Janet Banks attends the performance of European early music at London’s Wigmore Hall on 18 December 2024

Fifty years young:  Jordi Savall’s Hespèrion XXI. Photo: Wigmore Hall Trust 2024

Fifty years young: Jordi Savall’s Hespèrion XXI. Photo: Wigmore Hall Trust 2024

Jordi Savall, director of the viol consort Hespèrion XXI for an incredible 50 years, has built up a loyal and enthusiastic following which turned up in force at Wigmore Hall a week before Christmas. Savall was joined on treble viol by Christophe Coin, with younger colleagues on pairs of tenor and bass viols, a chittarone/guitar player and some delicate percussion, including a drum roll used to introduce the battle-themed pieces.

The programme took us all over Europe, from England to France, Germany, Italy and Spain in a colourful succession of pavans and galliards, in nomines and battle music, across two centuries from 1550 to 1750. The musicians’ beautifully blended sound was obvious from the very first notes, and their pleasure in playing together – relishing the give and take of the civilised, conversational music – was tangible.

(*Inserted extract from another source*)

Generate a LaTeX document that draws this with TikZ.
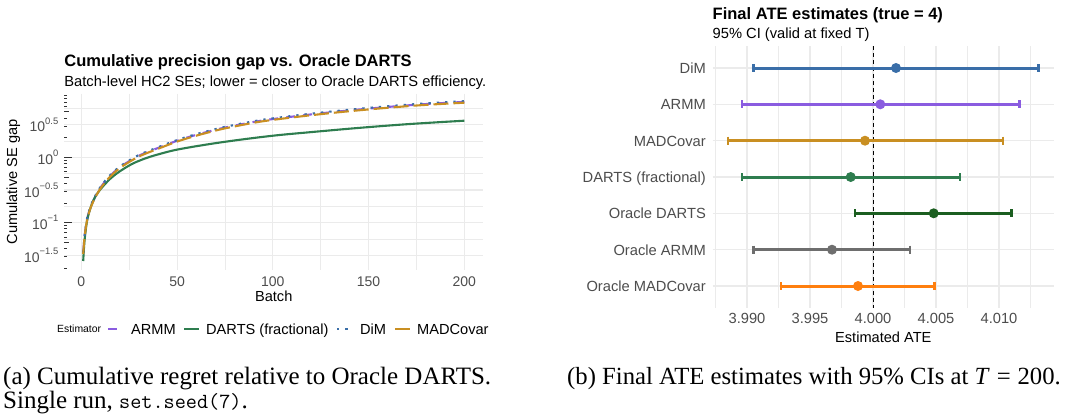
\documentclass[tikz,border=0pt]{standalone}
\usepackage{fontspec}
\usepackage{graphicx}
\setmainfont{Liberation Serif}
\newfontfamily\plotfont{Liberation Sans}

\definecolor{cArmm}{HTML}{8A5CE0}
\definecolor{cDarts}{HTML}{2E7D4F}
\definecolor{cDim}{HTML}{3A6EA8}
\definecolor{cMad}{HTML}{C98F22}
\definecolor{cOrDarts}{HTML}{1B5E20}
\definecolor{cOrArmm}{HTML}{6E6E6E}
\definecolor{cOrMad}{HTML}{FF7F0E}
\definecolor{gridgrey}{HTML}{EBEBEB}
\definecolor{axtext}{HTML}{4D4D4D}

\tikzset{
  gridmaj/.style={draw=gridgrey, line width=1.1pt},
  gridmin/.style={draw=gridgrey, line width=0.55pt},
  logtick/.style={draw=black!80, line width=0.9pt},
  ttl/.style={font=\plotfont\bfseries\fontsize{16.5}{19}\selectfont, anchor=base west, inner sep=0pt},
  subttl/.style={font=\plotfont\fontsize{14.7}{17}\selectfont, anchor=base west, inner sep=0pt},
  lticks/.style={font=\plotfont\fontsize{14}{16}\selectfont, text=axtext, inner sep=0pt},
  rticks/.style={font=\plotfont\fontsize{14.7}{17}\selectfont, text=axtext, inner sep=0pt},
  axttl/.style={font=\plotfont\fontsize{14.6}{17}\selectfont, inner sep=0pt},
  legtxt/.style={font=\plotfont\fontsize{14.6}{17}\selectfont, anchor=base west, inner sep=0pt},
  legttl/.style={font=\plotfont\fontsize{10.4}{12}\selectfont, anchor=base west, inner sep=0pt},
  curve/.style={line width=2.1pt, line join=round},
  armm/.style={curve, draw=cArmm, dash pattern=on 9pt off 8pt},
  darts/.style={curve, draw=cDarts},
  dim/.style={curve, draw=cDim, dash pattern=on 2.3pt off 6pt},
  mad/.style={curve, draw=cMad, dash pattern=on 15pt off 5pt},
  ebar/.style={line width=3pt},
  ecap/.style={line width=2.4pt},
  capt/.style={font=\fontsize{24.7}{25}\selectfont, anchor=base west, inner sep=0pt},
}

\begin{document}
\begin{tikzpicture}[x=1pt,y=-1pt]
\useasboundingbox (0,0) rectangle (1065,416);
\fill[white] (0,0) rectangle (1065,416);

%% ---------------- left panel: cumulative SE gap ----------------
\foreach \xx in {129.2,224.9,320.7,416.4}
  \draw[gridmin] (\xx,93.7) -- (\xx,270);
\foreach \yy in {108.3,141,173.6,206.3,238.9}
  \draw[gridmin] (64.2,\yy) -- (483.3,\yy);
\foreach \xx in {81.3,177.05,272.8,368.55,464.3}
  \draw[gridmaj] (\xx,93.7) -- (\xx,270);
\foreach \yy in {124.65,157.3,189.95,222.6,255.25}
  \draw[gridmaj] (64.2,\yy) -- (483.3,\yy);

% log ticks along the left edge
\foreach \k in {-2,-1,0}{
  \foreach \m in {1,...,9}{
    \pgfmathsetmacro\L{\k+log10(\m)}
    \pgfmathsetmacro\yy{157.3-65.3*\L}
    \pgfmathsetmacro\len{ifthenelse(\m==1,7.3,ifthenelse(\m==5,4.8,2.5))}
    \pgfmathtruncatemacro\ok{((\L>-1.72)&&(\L<0.97))?1:0}
    \ifnum\ok=1 \draw[logtick] (64.2,\yy) -- ++(\len,0); \fi
  }
}

% ARMM
\draw[armm, yshift=0.8pt] plot[smooth, tension=0.55] coordinates {
 (83.2,254) (84.5,238) (86.7,222) (89.2,212) (91.7,205) (96.5,195) (101.7,186.7)
 (107.5,179.5) (113.3,173.5) (120,168) (126.7,163.5) (140,156) (160,148)
 (176.7,141.7) (193.3,136.5) (210,132) (226.7,128) (260,121.7) (293.3,117.3)
 (326.7,113.5) (360,110.2) (393.3,107.3) (426.7,104.8) (464.3,102.7)};
% DARTS (fractional)
\draw[darts] plot[smooth, tension=0.55] coordinates {
 (83.2,261) (84.5,241) (86.7,223) (89.2,212) (93.3,200.5) (98,192.5) (103.3,186)
 (110,179) (116.7,173.5) (125,168) (133.3,163.3) (145,158.5) (156.7,154.8)
 (176.7,149.7) (210,144) (243.3,139.3) (276.7,135.3) (310,132.2) (360,127.8)
 (410,124) (464.3,120.7)};
% DiM
\draw[dim, yshift=1.5pt] plot[smooth, tension=0.55] coordinates {
 (83.2,254) (84.5,238) (86.7,222) (89.2,212) (91.7,205) (96.5,195) (101.7,186.7)
 (107.5,179.5) (113.3,173.5) (120,168) (126.7,163.5) (140,156) (160,148)
 (176.7,141.7) (193.3,136.5) (210,132) (226.7,128) (260,121.7) (293.3,117.3)
 (326.7,113.5) (360,110.2) (393.3,107.3) (426.7,104.8) (464.3,102.7)};
% MADCovar
\draw[mad] plot[smooth, tension=0.55] coordinates {
 (83.2,254) (84.5,238) (86.7,222) (89.2,212) (91.7,205) (96.5,195) (101.7,186.7)
 (107.5,179.5) (113.3,173.5) (120,168) (126.7,163.5) (140,156) (160,148)
 (176.7,141.7) (193.3,136.5) (210,132) (226.7,128) (260,121.7) (293.3,117.3)
 (326.7,113.5) (360,110.2) (393.3,107.3) (426.7,104.8) (464.3,102.7)};

% titles
\node[ttl] (ltitle) at (64.2,66.6) {Cumulative precision gap vs. Oracle DARTS};
\node[subttl] (lsub) at (64.2,86) {Batch-level HC2 SEs; lower = closer to Oracle DARTS efficiency.};

% axis labels
\foreach \b/\xx [count=\i] in {0/81.3,50/177.05,100/272.8,150/368.55,200/464.3}
  \node[lticks, anchor=base] (lx\i) at (\xx,286) {\b};
\foreach \lab/\yy [count=\i] in {0.5/124.65,0/157.3,−0.5/189.95,−1/222.6,−1.5/255.25}
  \node[lticks, anchor=east] (ly\i) at (58.5,\yy) {10\raisebox{0.55em}{\fontsize{9.4}{11}\selectfont\lab}};
\node[axttl, anchor=base] (lxlab) at (273.7,301.3) {Batch};
\node[axttl, rotate=90] (lylab) at (13.3,181.9) {Cumulative SE gap};

% legend
\node[legttl] (legT) at (57,332.7) {Estimator};
\draw[armm] (108,329) -- (124,329);
\node[legtxt] (legA) at (131,334.2) {ARMM};
\draw[darts] (184,329) -- (199,329);
\node[legtxt] (legB) at (206,334.2) {DARTS (fractional)};
\draw[dim] (337,329) -- (353,329);
\node[legtxt] (legC) at (360,334.2) {DiM};
\draw[mad] (395,329) -- (411,329);
\node[legtxt] (legD) at (417,334.2) {MADCovar};

%% ---------------- right panel: final ATE estimates ----------------
\foreach \xx in {715.5,778.5,841.5,904.5,967.5,1030.5}
  \draw[gridmin] (\xx,46.2) -- (\xx,307.8);
\foreach \xx in {747,810,873,936,999}
  \draw[gridmaj] (\xx,46.2) -- (\xx,307.8);
\foreach \yy in {68,104.3,140.7,177,213.3,249.7,286}
  \draw[gridmaj] (712.5,\yy) -- (1054,\yy);

\draw[black, line width=0.8pt, dash pattern=on 4pt off 3pt] (873,46.2) -- (873,307.8);

\foreach \nm/\lo/\pt/\hi/\yy/\col [count=\i] in {
  DiM/753.3/896/1038.3/68/cDim,
  ARMM/741.7/880.3/1019.3/104.3/cArmm,
  MADCovar/728/865/1002.7/140.7/cMad,
  DARTS (fractional)/741.7/850.7/959.7/177/cDarts,
  Oracle DARTS/855/933.7/1011.3/213.3/cOrDarts,
  Oracle ARMM/753.3/832/910/249.7/cOrArmm,
  Oracle MADCovar/781/858/934.3/286/cOrMad}{
  \draw[ebar, \col] (\lo,\yy) -- (\hi,\yy);
  \draw[ecap, \col] (\lo,\yy-4) -- (\lo,\yy+4);
  \draw[ecap, \col] (\hi,\yy-4) -- (\hi,\yy+4);
  \fill[\col] (\pt,\yy) circle [radius=5pt];
  \node[rticks, anchor=base east] (ry\i) at (706,\yy+5.3) {\nm};
}

\foreach \v/\xx [count=\i] in {3.990/747,3.995/810,4.000/873,4.005/936,4.010/999}
  \node[rticks, anchor=base] (rx\i) at (\xx,323.3) {\v};
\node[axttl, anchor=base] (rxlab) at (883.3,342.3) {Estimated ATE};

\node[ttl] (rtitle) at (712.5,19.1) {Final ATE estimates (true = 4)};
\node[subttl] (rsub) at (712.5,38.3) {95\% CI (valid at fixed T)};

%% ---------------- captions ----------------
\node[capt] (capa1) at (3,384) {\fontsize{25}{25}\selectfont(a) Cumulative regret relative to Oracle DARTS.};
\node[capt] (capa2) at (3,408) {\fontsize{25}{25}\selectfont Single run, {\ttfamily\fontsize{21.6}{25}\selectfont set.seed(7)}.};
\node[capt] (capb) at (567,384) {(b) Final ATE estimates with 95\% CIs at \textit{T}\hspace{0.28em}=\hspace{0.28em}200.};
\end{tikzpicture}
\end{document}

Savall, now 83, showed his renowned expertise on the treble viol (comparable in size to a modern viola but played upright), playing the semiquaver figurations in Guami’s Canzon a 4 sopra La Battaglia with clarity and precision. He and Coin passed the little motifs in Spanish monk Aguilera de Heredia’s Teinto de batalla expertly between them, adding a touch of vibrato to bring out the plainsong lines in the In nomines while the other viols wove their intricate counterpoint around them.

The audience could not be satisfied until two encores had been granted, taking us even further afield, to Scotland and Peru.